Sunday, October 2, 2011

Health “Reform” in the Supreme Court

And no, it’s not the case you’re thinking about…

Today, on the first day of the Supreme Court’s October term, the nine justices will hear a consolidated set of cases from California regarding Medicaid state payment levels.  The cases center around whether Medicaid providers and beneficiaries have a private right of action (i.e., the right to sue) against state officials regarding reimbursement rates and beneficiary access.

Two key questions related to Obamacare surround this suit.  First, will states face yet another obstacle – namely, persistent lawsuits from provider and/or patient groups – as they try to implement the law’s massive Medicaid expansion?  At a time when states face budget deficits totaling a collective $175 billion, the health care law is imposing new unfunded mandates of at least $118 billion.  States have already protested the massive uncertainty that the Administration’s dithering on important regulations has created for them in trying to implement the massive and cumbersome law.  Will they now be faced with even more uncertainty in the face of a newly empowered trial bar that feels free to sue Medicaid agencies at will?

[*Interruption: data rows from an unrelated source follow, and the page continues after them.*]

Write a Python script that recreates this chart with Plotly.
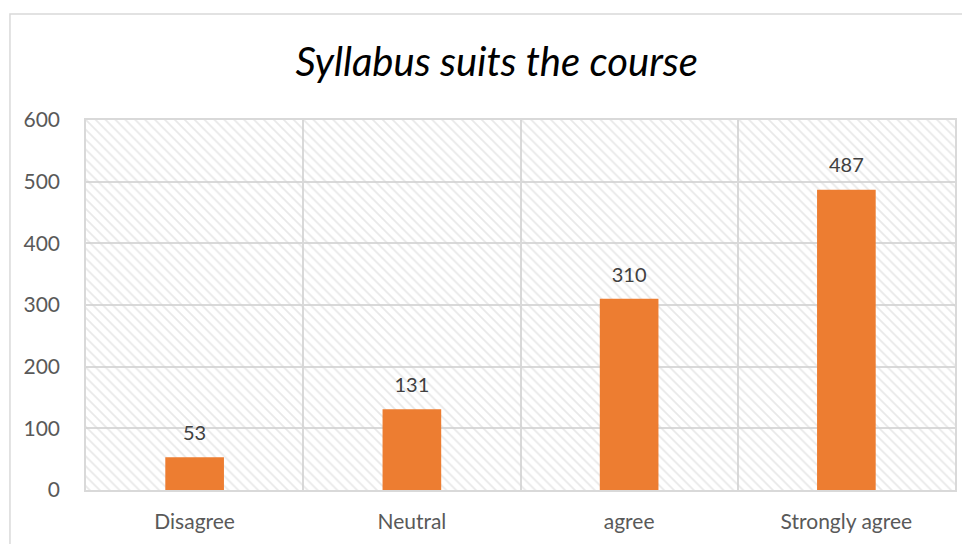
import plotly.graph_objects as go

categories = ["Disagree", "Neutral", "agree", "Strongly agree"]
values = [53, 131, 310, 487]
y_ticks = [0, 100, 200, 300, 400, 500, 600]

title_text = "Syllabus suits the course"
bar_color = "#ED7D31"
grid_color = "#D9D9D9"
font_family = "Lato, Open Sans, sans-serif"

fig = go.Figure()

# hatched plot-area background (fills each category band up to the axis max)
fig.add_trace(go.Bar(
    x=categories,
    y=[max(y_ticks)] * len(categories),
    width=1,
    marker=dict(
        color="rgba(0,0,0,0)",
        line=dict(width=0),
        pattern=dict(shape="\\", fgcolor="#D2D2D2", bgcolor="rgba(0,0,0,0)",
                     size=7, solidity=0.25),
    ),
    hoverinfo="skip",
    showlegend=False,
))

fig.add_trace(go.Bar(
    x=categories,
    y=values,
    width=0.27,
    marker=dict(color=bar_color, line=dict(width=0)),
    hoverinfo="x+y",
    showlegend=False,
))

# data labels placed above each bar
fig.add_trace(go.Scatter(
    x=categories,
    y=values,
    mode="markers+text",
    marker=dict(size=18, color="rgba(0,0,0,0)"),
    text=[str(v) for v in values],
    textposition="top center",
    textfont=dict(size=20, color="#404040", family=font_family),
    cliponaxis=False,
    hoverinfo="skip",
    showlegend=False,
))

fig.update_layout(
    width=962, height=536,
    margin=dict(l=78, r=15, t=112, b=54),
    paper_bgcolor="white",
    plot_bgcolor="white",
    barmode="overlay",
    title=dict(
        text=f"<i>{title_text}</i>",
        x=0.508, xanchor="center", y=0.9, yanchor="middle",
        font=dict(size=40, color="#000000", family=font_family),
    ),
    font=dict(family=font_family),
    shapes=[dict(
        type="rect", xref="paper", yref="paper",
        x0=-0.0875, x1=1.2, y0=-0.4, y1=1.2865,
        line=dict(color=grid_color, width=1.5),
        fillcolor="rgba(0,0,0,0)", layer="below",
    )],
)

fig.update_xaxes(
    type="category",
    tickson="boundaries",
    showgrid=True, gridcolor=grid_color, gridwidth=1.5,
    showline=True, linecolor=grid_color, linewidth=1.5, mirror=True,
    ticks="", ticklabelstandoff=12,
    tickfont=dict(size=21, color="#595959", family=font_family),
    range=[-0.5, len(categories) - 0.5],
)
fig.update_yaxes(
    range=[min(y_ticks), max(y_ticks)],
    tickvals=y_ticks,
    showgrid=True, gridcolor=grid_color, gridwidth=1.5,
    showline=True, linecolor=grid_color, linewidth=1.5, mirror=True,
    zeroline=False,
    ticks="outside", ticklen=20, tickcolor="rgba(0,0,0,0)",
    tickfont=dict(size=21, color="#595959", family=font_family),
)

fig.write_html("out.html")
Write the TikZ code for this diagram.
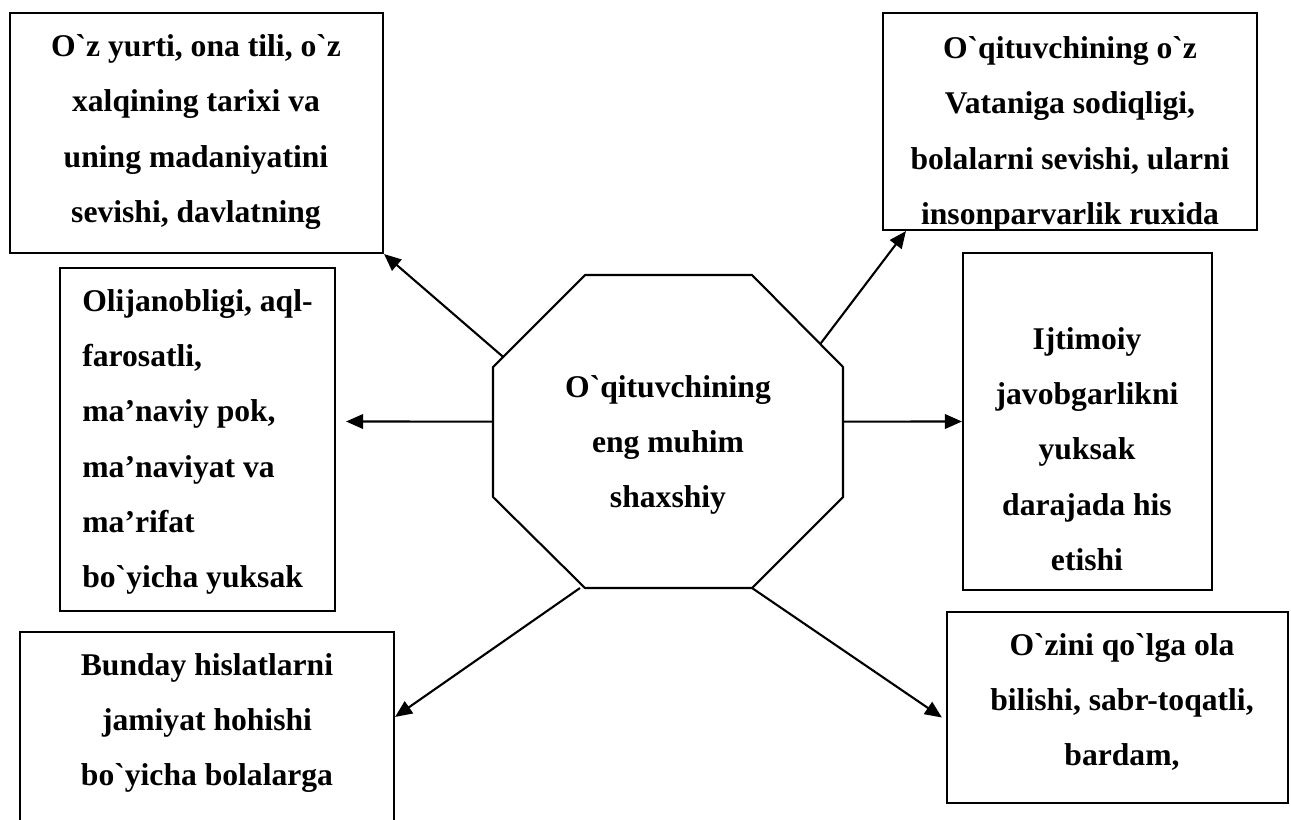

While the Administration has filed a brief supporting the states’ position, other liberals have sided with the trial bar in favoring the right to sue.  In August, a group of Congressional Democrats – including Leaders Pelosi and Reid, and Chairmen Baucus and Harkin – filed an amicus brief with the Court asking them to sustain a private right of action, arguing that giving beneficiaries the right to sue states “provides impoverished Medicaid patients and the medical providers who serve them a means of redress in the court system that they would often not have in the political battles over budget cuts.”

That then raises the second key question related to Obamacare:  Why do Democrats claim to support allowing lawsuits for Medicaid patients, when these same Democrats voted for a bill (now law) that denies Medicare patients – many of whom are also on Medicaid – the ability to sue to stop treatments being denied them by an unelected board?  Specifically, Section 3403 of Obamacare explicitly DENIES Medicare patients the right to sue over restricted or denied access to care, prohibiting lawsuits against the rulings of the law’s new board of 15 unelected, unaccountable bureaucrats.  What’s more, Medicaid providers and beneficiaries currently have a form of redress – they can (and have) utilized federal administrative processes through Washington to demand changes in state Medicaid programs.  Conversely, Obamacare prohibits BOTH judicial AND administrative review of the board of bureaucrats’ Medicare rulings – making the power of these unelected officials nearly absolute.

The contradictory messages from the Democrat leaders who signed the brief supporting a private right of action indicate an apparent desire to see trial lawyers sue everyone BUT the federal government.  Hopefully the Supreme Court will see through the legal and policy problems associated with such an approach, and provide the states a modicum of certainty in uncertain times by declining to endorse a private right of action for Medicaid patients.